COMPARISON TO EXISTING TECHNIQUES
Performing computation on large volumes of data has been done before, usually in a distributed setting. What makes Hadoop unique is its simplified programming model which allows the user to quickly write and test distributed systems, and its efficient, automatic distribution of data and work across machines and in turn utilizing the underlying parallelism of the CPU cores.
Grid scheduling of computers can be done with existing systems such as Condor. But Condor does not automatically distribute data: a separate SAN must be managed in addition to the compute cluster. Furthermore, collaboration between multiple compute nodes must be managed with a communication system such as MPI. This programming model is challenging to work with and can lead to the introduction of subtle errors. ATA DISTRIBUTION.
In a Hadoop cluster, data is distributed to all the nodes of the cluster as it is being loaded in. The Hadoop Distributed File System (HDFS) will split large data files into chunks which are managed by different nodes in the cluster. In addition to this each chunk is replicated across several machines, so that a single machine failure does not result in any data being unavailable.

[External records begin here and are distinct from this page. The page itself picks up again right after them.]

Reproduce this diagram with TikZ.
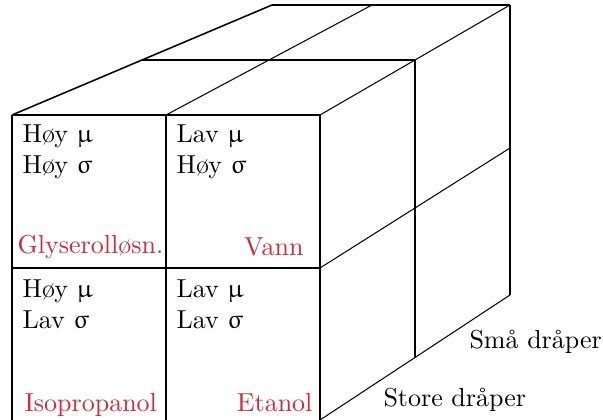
\documentclass[tikz,border=0pt]{standalone}
\usepackage{fontspec}
\usepackage{upgreek}
\definecolor{lblred}{RGB}{200,45,60}
\begin{document}
\begin{tikzpicture}[x=0.3846pt,y=-0.3846pt,
  edge/.style={draw=black,line width=0.4pt},
  prop/.style={anchor=base west,inner sep=0pt},
  fluid/.style={inner sep=0pt,text=lblred},
  axislbl/.style={anchor=base west,inner sep=0pt}]
\useasboundingbox (0,0) rectangle (603,420);
% front face
\coordinate (fA) at (12,115);
\coordinate (fB) at (166,115);
\coordinate (fC) at (320,115);
\coordinate (fD) at (12,268);
\coordinate (fE) at (166,268);
\coordinate (fF) at (320,268);
\coordinate (fG) at (12,420);
\coordinate (fH) at (166,420);
\coordinate (fI) at (320,420);
% top face
\coordinate (tA) at (272,5);
\coordinate (tB) at (372,5);
\coordinate (tC) at (510,5);
\coordinate (mA) at (142,60);
\coordinate (mC) at (415,60);
% right face
\coordinate (rM) at (415,208);
\coordinate (rR) at (510,148);
\coordinate (rB) at (415,358);
\coordinate (rBR) at (510,295);

\draw[edge] (fA) -- (fC) -- (fI);
\draw[edge] (fA) -- (fG);
\draw[edge] (fB) -- (fH);
\draw[edge] (fD) -- (fF);
\draw[edge,line width=0.6pt] (fA) -- (tA);
\draw[edge] (tA) -- (tC);
\draw[edge] (fB) -- (tB);
\draw[edge] (fC) -- (tC);
\draw[edge] (mA) -- (mC);
\draw[edge] (tC) -- (rBR);
\draw[edge] (mC) -- (rB);
\draw[edge] (fF) -- (rR);
\draw[edge] (fI) -- (rBR);

\node[prop] (c1a) at (22,142) {Høy $\upmu$};
\node[prop] (c1b) at (22,173) {Høy $\upsigma$};
\node[prop] (c2a) at (176,142) {Lav $\upmu$};
\node[prop] (c2b) at (176,173) {Høy $\upsigma$};
\node[prop] (c3a) at (22,297) {Høy $\upmu$};
\node[prop] (c3b) at (22,328) {Lav $\upsigma$};
\node[prop] (c4a) at (176,297) {Lav $\upmu$};
\node[prop] (c4b) at (176,328) {Lav $\upsigma$};

\node[fluid,anchor=base west] (n1) at (17,253) {Glyserolløsn.};
\node[fluid,anchor=base east] (n2) at (304,255) {Vann};
\node[fluid,anchor=base west] (n3) at (24,411) {Isopropanol};
\node[fluid,anchor=base east] (n4) at (313,411) {Etanol};

\node[axislbl] (s1) at (469,348) {Små dråper};
\node[axislbl] (s2) at (383,406) {Store dråper};
\end{tikzpicture}
\end{document}
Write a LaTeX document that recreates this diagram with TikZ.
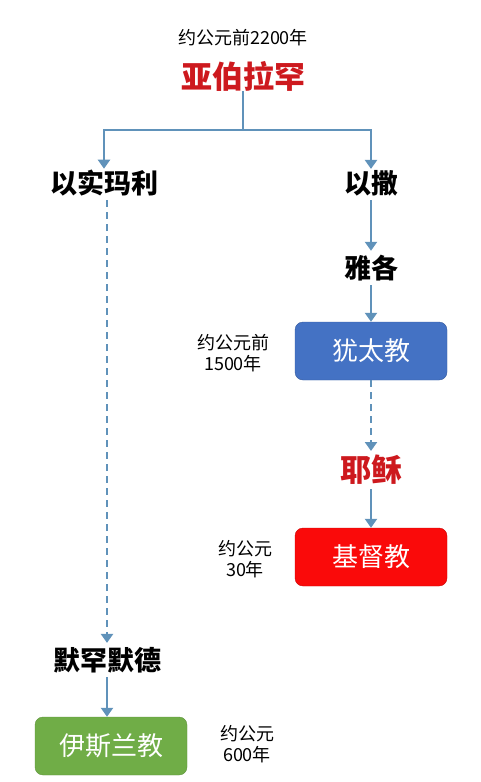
\documentclass[tikz,border=0pt]{standalone}
\usepackage{fontspec}
\setmainfont{Noto Sans CJK SC}
\usetikzlibrary{arrows.meta,positioning,shapes}
\usepackage{xcolor}
\definecolor{linkblue}{RGB}{96,146,186}
\definecolor{judaism}{RGB}{68,114,196}
\definecolor{christ}{RGB}{250,10,10}
\definecolor{islam}{RGB}{112,173,71}
\definecolor{redname}{RGB}{205,25,30}

\begin{document}
\begin{tikzpicture}[x=1pt,y=-1pt,
    person/.style={font=\bfseries\fontsize{27}{30}\selectfont, inner sep=4pt},
    redperson/.style={person, text=redname, font=\bfseries\fontsize{31}{34}\selectfont},
    faith/.style={rounded corners=8pt, minimum width=152pt, minimum height=58pt,
      text=white, font=\fontsize{26}{30}\selectfont, inner sep=0pt},
    era/.style={font=\fontsize{18}{21}\selectfont, align=center, inner sep=0pt},
    link/.style={draw=linkblue, line width=2.6pt,
      -{Triangle[width=12pt,length=9pt]}},
    hint/.style={link, dash pattern=on 7pt off 5pt}]
  \useasboundingbox (0,0) rectangle (481,782);

  \node[era] (e2200) at (243,38) {约公元前2200年};
  \node[redperson] (abraham) at (243,76) {亚伯拉罕};
  \node[person] (ishmael) at (104,183) {以实玛利};
  \node[person] (isaac) at (371,183) {以撒};
  \node[person] (jacob) at (371,268) {雅各};
  \node[faith, fill=judaism, draw=judaism!80!black] (judaism) at (371,351) {犹太教};
  \node[redperson] (jesus) at (371,470) {耶稣};
  \node[faith, fill=christ, draw=christ!80!black] (christianity) at (371,557) {基督教};
  \node[person] (muhammad) at (107,660) {默罕默德};
  \node[faith, fill=islam, draw=islam!85!black] (islam) at (111,746) {伊斯兰教};

  \node[era] (e1500) at (233,353) {约公元前\\1500年};
  \node[era] (e30) at (245,559) {约公元\\30年};
  \node[era] (e600) at (247,744) {约公元\\600年};

  \coordinate (fork) at (243,130);
  \draw[link, -] ([yshift=4pt]abraham.south) -- (fork);
  \draw[link] (fork) -| ([yshift=-3pt]ishmael.north);
  \draw[link] (fork) -| ([yshift=-3pt]isaac.north);
  \draw[link] (isaac) -- (jacob);
  \draw[link] (jacob) -- (judaism);
  \draw[hint] (judaism) -- (jesus);
  \draw[link] (jesus) -- (christianity);
  \draw[hint] (ishmael.south -| muhammad) -- (muhammad);
  \draw[link] (muhammad) -- (islam.north -| muhammad);
\end{tikzpicture}
\end{document}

An active monitoring system then re-replicates the data in response to system failures which can result in partial storage. Even though the file chunks are replicated and distributed across several machines, they form a single namespace, so their contents are universally accessible.

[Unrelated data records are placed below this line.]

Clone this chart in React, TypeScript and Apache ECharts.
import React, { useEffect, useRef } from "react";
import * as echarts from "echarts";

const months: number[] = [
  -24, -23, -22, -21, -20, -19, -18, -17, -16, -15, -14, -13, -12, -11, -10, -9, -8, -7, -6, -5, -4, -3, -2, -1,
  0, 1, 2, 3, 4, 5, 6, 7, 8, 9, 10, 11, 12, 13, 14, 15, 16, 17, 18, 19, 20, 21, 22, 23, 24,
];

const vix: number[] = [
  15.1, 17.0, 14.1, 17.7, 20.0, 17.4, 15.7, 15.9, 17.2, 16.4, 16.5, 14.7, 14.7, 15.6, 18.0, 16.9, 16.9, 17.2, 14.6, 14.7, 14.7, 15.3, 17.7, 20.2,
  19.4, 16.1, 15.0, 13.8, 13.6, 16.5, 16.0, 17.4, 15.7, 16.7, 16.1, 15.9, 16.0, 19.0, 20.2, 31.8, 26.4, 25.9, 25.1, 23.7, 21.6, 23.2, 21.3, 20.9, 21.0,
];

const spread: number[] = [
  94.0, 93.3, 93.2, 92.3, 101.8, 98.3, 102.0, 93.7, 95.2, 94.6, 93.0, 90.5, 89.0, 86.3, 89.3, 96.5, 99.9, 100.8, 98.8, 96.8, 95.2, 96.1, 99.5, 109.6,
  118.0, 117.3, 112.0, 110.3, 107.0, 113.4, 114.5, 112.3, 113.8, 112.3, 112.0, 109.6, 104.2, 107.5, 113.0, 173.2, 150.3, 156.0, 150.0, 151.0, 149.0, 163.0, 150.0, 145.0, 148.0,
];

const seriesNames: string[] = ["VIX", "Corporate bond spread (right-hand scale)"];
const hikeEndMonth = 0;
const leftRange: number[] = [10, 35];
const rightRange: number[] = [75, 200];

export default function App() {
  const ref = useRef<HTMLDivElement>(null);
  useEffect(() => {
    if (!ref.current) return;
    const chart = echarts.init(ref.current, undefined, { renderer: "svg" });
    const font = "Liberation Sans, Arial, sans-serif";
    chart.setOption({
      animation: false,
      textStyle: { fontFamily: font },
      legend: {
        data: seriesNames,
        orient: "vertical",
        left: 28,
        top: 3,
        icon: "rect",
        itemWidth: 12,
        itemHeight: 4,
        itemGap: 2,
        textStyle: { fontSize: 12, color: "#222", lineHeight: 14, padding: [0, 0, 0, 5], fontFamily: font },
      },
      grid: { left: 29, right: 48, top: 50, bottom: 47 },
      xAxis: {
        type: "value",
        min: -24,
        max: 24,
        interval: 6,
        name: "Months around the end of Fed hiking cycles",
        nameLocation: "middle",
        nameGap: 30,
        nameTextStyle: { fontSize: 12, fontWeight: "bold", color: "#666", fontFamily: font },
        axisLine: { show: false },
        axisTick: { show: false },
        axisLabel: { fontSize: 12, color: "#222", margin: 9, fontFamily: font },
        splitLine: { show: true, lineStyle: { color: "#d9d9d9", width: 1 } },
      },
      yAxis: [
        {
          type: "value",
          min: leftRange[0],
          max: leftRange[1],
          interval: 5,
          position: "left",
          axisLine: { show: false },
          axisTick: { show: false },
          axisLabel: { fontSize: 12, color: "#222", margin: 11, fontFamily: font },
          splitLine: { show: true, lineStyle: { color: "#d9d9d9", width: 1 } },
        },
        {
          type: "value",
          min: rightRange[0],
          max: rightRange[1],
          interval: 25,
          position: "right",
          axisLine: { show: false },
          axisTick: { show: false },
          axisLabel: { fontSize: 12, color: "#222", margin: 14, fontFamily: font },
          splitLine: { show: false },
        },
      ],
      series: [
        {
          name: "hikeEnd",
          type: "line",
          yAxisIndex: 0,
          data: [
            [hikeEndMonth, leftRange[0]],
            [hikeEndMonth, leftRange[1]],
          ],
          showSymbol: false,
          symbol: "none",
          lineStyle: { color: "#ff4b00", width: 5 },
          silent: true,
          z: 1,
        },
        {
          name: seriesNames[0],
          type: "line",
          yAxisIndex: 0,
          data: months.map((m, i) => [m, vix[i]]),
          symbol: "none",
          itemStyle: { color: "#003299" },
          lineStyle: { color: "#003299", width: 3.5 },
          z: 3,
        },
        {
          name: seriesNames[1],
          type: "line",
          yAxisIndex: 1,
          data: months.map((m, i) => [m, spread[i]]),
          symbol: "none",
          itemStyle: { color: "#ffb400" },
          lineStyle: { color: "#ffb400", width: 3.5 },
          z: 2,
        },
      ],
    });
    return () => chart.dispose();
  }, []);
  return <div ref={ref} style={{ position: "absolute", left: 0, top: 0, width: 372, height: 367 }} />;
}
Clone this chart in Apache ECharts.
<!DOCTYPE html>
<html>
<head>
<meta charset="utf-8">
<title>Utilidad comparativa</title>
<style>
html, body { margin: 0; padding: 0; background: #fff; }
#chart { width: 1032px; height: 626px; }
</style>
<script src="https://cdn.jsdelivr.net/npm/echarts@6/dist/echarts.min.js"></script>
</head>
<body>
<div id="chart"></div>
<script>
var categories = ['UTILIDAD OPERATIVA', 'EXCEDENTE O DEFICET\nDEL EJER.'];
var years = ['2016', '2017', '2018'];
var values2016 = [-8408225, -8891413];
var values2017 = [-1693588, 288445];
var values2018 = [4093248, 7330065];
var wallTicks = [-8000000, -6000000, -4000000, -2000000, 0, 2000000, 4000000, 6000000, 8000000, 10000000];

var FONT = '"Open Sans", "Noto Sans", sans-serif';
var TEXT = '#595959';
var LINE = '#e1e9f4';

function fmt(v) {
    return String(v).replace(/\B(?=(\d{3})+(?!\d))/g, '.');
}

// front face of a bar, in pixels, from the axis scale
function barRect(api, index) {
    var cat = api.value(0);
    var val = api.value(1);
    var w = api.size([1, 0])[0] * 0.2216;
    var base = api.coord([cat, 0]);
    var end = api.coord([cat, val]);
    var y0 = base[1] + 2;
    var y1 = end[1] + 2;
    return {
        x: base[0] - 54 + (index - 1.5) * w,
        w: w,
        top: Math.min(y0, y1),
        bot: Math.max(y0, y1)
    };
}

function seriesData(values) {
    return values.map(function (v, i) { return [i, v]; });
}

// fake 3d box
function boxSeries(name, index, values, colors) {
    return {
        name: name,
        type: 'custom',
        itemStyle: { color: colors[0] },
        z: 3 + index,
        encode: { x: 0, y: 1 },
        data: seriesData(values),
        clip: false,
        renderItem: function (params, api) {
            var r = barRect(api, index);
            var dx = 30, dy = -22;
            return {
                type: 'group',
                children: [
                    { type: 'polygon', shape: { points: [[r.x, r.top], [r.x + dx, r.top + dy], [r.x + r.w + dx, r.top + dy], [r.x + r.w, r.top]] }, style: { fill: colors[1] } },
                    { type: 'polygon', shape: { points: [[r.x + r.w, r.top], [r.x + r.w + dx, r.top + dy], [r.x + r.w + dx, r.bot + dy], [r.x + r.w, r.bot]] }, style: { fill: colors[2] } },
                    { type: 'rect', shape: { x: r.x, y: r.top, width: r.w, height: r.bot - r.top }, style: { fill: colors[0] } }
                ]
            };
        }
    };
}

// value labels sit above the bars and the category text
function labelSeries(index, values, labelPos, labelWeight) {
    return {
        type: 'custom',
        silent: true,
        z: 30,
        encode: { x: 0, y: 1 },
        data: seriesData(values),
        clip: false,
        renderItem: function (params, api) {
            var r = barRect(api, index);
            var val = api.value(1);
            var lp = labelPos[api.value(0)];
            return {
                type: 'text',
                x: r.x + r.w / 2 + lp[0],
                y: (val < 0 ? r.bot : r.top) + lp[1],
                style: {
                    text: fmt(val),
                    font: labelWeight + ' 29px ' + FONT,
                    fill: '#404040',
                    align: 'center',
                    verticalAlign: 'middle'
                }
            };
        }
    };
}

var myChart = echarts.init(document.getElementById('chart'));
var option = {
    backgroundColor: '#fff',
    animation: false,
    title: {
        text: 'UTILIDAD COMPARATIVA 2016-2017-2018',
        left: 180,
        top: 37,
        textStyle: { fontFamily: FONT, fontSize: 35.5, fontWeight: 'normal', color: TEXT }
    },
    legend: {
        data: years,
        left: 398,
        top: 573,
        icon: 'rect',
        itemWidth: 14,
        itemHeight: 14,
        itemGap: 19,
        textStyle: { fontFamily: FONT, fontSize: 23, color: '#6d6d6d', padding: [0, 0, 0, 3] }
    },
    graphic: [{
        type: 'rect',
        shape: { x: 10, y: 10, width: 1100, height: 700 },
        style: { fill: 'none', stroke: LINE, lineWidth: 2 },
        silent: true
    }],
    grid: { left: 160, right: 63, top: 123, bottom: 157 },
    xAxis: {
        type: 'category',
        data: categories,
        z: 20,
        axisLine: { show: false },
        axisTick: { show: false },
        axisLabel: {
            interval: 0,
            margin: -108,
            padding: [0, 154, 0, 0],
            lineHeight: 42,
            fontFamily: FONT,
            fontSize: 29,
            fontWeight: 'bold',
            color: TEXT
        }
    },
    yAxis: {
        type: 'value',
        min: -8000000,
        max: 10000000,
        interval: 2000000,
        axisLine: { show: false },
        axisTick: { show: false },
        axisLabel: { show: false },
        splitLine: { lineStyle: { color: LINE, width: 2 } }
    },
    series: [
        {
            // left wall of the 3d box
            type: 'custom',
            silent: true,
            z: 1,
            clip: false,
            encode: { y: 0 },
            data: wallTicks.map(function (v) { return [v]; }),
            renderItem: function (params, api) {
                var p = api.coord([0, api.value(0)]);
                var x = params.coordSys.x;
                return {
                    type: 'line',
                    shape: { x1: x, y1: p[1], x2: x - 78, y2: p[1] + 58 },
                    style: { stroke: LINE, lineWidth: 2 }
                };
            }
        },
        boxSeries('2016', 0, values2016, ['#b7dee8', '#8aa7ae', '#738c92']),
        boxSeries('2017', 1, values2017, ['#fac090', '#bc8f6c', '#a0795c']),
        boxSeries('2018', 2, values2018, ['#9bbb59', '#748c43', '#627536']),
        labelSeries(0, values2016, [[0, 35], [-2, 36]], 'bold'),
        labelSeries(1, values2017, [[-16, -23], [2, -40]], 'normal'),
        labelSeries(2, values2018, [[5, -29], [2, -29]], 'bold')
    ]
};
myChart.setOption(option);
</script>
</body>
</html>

Data is conceptually record-oriented in the Hadoop programming framework. Individual input files are broken into lines or into other formats specific to the application logic. Each process running on a node in the cluster then processes a subset of these records. The Hadoop framework then schedules these processes in proximity to the location of data/records using knowledge from the distributed file system.

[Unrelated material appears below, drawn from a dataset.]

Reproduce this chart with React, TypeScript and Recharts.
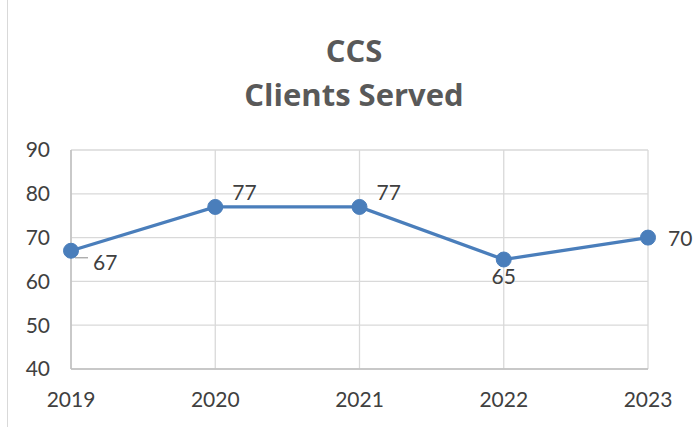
import React from "react";
import { LineChart, Line, XAxis, YAxis, CartesianGrid, LabelList } from "recharts";

const years = ["2019", "2020", "2021", "2022", "2023"];
const clientsServed = [67, 77, 77, 65, 70];
const yTicks = [40, 50, 60, 70, 80, 90];
const labelPlacement = ["rightBelow", "aboveRight", "aboveRight", "below", "right"];

const data = years.map((y, i) => ({ year: y, value: clientsServed[i] }));

const FONT = "Lato, 'Open Sans', sans-serif";
const TITLE_FONT = "'Open Sans', Lato, sans-serif";
const TEXT = "#404040";

const PointLabel = (props: any) => {
  const { x, y, value, index } = props;
  const place = labelPlacement[index];
  let tx = x, ty = y, anchor: any = "start";
  let leader: React.ReactNode = null;
  if (place === "rightBelow") {
    tx = x + 22; ty = y + 19;
    leader = <polyline points={`${x + 4},${y + 7} ${x + 17},${y + 7}`} stroke="#a6a6a6" strokeWidth={1.3} fill="none" />;
  } else if (place === "aboveRight") {
    tx = x + 17; ty = y - 7;
  } else if (place === "below") {
    tx = x; ty = y + 24; anchor = "middle";
  } else if (place === "right") {
    tx = x + 20; ty = y + 8;
  }
  return (
    <g>
      {leader}
      <text x={tx} y={ty} textAnchor={anchor} fontSize={21} fontFamily={FONT} fill={TEXT}>{value}</text>
    </g>
  );
};

export default function App() {
  return (
    <div style={{ position: "absolute", left: 0, top: 0, width: 693, height: 427, background: "#fff" }}>
      <svg width={693} height={427} style={{ position: "absolute", left: 0, top: 0 }}>
        <line x1={7.5} y1={0} x2={7.5} y2={427} stroke="#d9d9d9" strokeWidth={1} />
        <text x={354} y={62} textAnchor="middle" fontSize={31} fontWeight="bold" fontFamily={TITLE_FONT} fill="#595959">CCS</text>
        <text x={354} y={106} textAnchor="middle" fontSize={31} fontWeight="bold" fontFamily={TITLE_FONT} fill="#595959">Clients Served</text>
      </svg>
      <div style={{ position: "absolute", left: 0, top: 0 }}>
        <LineChart width={693} height={427} data={data} margin={{ top: 150, right: 45, bottom: 0, left: 0 }}>
          <CartesianGrid stroke="#d9d9d9" strokeWidth={1.3} vertical={true} horizontal={true} />
          <XAxis
            dataKey="year"
            height={58}
            axisLine={{ stroke: "#bfbfbf", strokeWidth: 1.5 }}
            tickLine={false}
            tickSize={0}
            tickMargin={23}
            tick={{ fontSize: 21, fill: TEXT, fontFamily: FONT }}
            interval={0}
          />
          <YAxis
            domain={[40, 90]}
            ticks={yTicks}
            width={71}
            axisLine={{ stroke: "#bfbfbf", strokeWidth: 1.5 }}
            tickLine={false}
            tickSize={0}
            tickMargin={21}
            tick={{ fontSize: 21, fill: TEXT, fontFamily: FONT }}
            interval={0}
          />
          <Line
            type="linear"
            dataKey="value"
            stroke="#4a7ebb"
            strokeWidth={3.3}
            dot={{ r: 7.5, fill: "#4a7ebb", stroke: "#4a7ebb", strokeWidth: 1 }}
            activeDot={false}
            isAnimationActive={false}
          >
            <LabelList dataKey="value" content={<PointLabel />} />
          </Line>
        </LineChart>
      </div>
    </div>
  );
}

Since files are spread across the distributed file system as chunks, each compute process running on a node operates on a subset of the data. Which data operated on by a node is chosen based on its locality to the node: most data is read from the local disk straight into the CPU, alleviating strain on network bandwidth and preventing unnecessary network transfers. This strategy of moving computation to the data, instead of moving the data to the computation allows Hadoop to achieve high data locality which in turn results in high performance.